I just switched to Netdata, and I’m absolutely loving it. I’m having an odd issue though, and I’m not quite sure how to go about fixing it.
I have ten nodes attached to Netdata Cloud. Everything works pretty well, but from time to time I’m getting web_log_1m_unmatched errors on the five nodes that make up our CDN. This happens seemingly at random, and has thus far happened on all five of those nodes, although rarely at the same time. The description on the error is percentage of unparsed log lines over the last minute. Usually, I’d assume that this is because my logs are in a custom format, or are throwing errors that can’t be read.

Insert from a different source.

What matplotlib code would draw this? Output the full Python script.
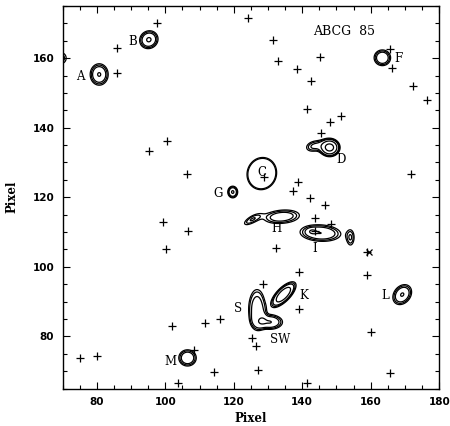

But the five servers it’s happening on are all functionally identical to one another (and have exactly the same logging format), so I can’t see why it would happen on one while the rest are working correctly.
I’m not sure if this related, but I’ve also noticed that—again, seemingly at random—certain of those same five nodes don’t show up when I navigate to System Overview → web log → responses. For example: All five of those nodes running the same version of NGINX (v1.17.3), and all five have the same logging system, but, despite all being connected correctly to Netdata, I get all five of them in
web_log_nginx.responses_by_status_code_class
web_log_nginx.status_code_class_2xx_responses
web_log_nginx.status_code_class_3xx_responses
web_log_nginx.status_code_class_4xx_responses,
But I only get three of them in web_log_nginx.status_code_class_5xx_responses.
Moreover, if I navigate to the System Overview pages of the two nodes that are missing from web_log_nginx.status_code_class_5xx_responses, there are no graphs at all for that class.
Final piece of information that may or may not be relevant: When I restart the Netdata agent with systemctl restart netdata, it hangs for about a minute before restarting. I don’t know if that’s expected behavior or not.
I think I’ve worked out the second problem. It’s because the web_log_nginx.status_code_class_5xx_responses doesn’t populate until there’s an actual 503 in the log. Which makes sense.
Now, my issue is that the combined charts only show some of the servers. Specifically, these only show three of the five servers:
web_log.response_statuses
web_log.response_codes
web_log.detailed_response_codes
None of those variables show up if I look at the two individual servers that aren’t in the combined charts, either. Any ideas?
I worked out what was happening her. I had a mixture of nodes running the web_log service via Python and a mixture of nodes running the web_log service via Go.
But, I’m still having the issue with the unmatched logs. All servers have the same format, but from time to time one of them just starts throwing huge numbers of these errors:
hmm - that slow restart is something i have sometimes come across (just started happening recently enough) sometimes but could never figure out. I will look into the agent telemetry to see if we can narrow down or identify such slow restarts in some way.
oh i was going to suggest this - sometimes funny edge cases like this can happen if running some via python and some via the go version of the collector.
Do all the “unmatched line: csv parse” log messages have assign 'Go-http-client/1.1'?
Let’s try to find a line that contains “Go-http-client/1.1” in the Nginx logs. I see that the collector tries to assign it as processing time ($request_time field).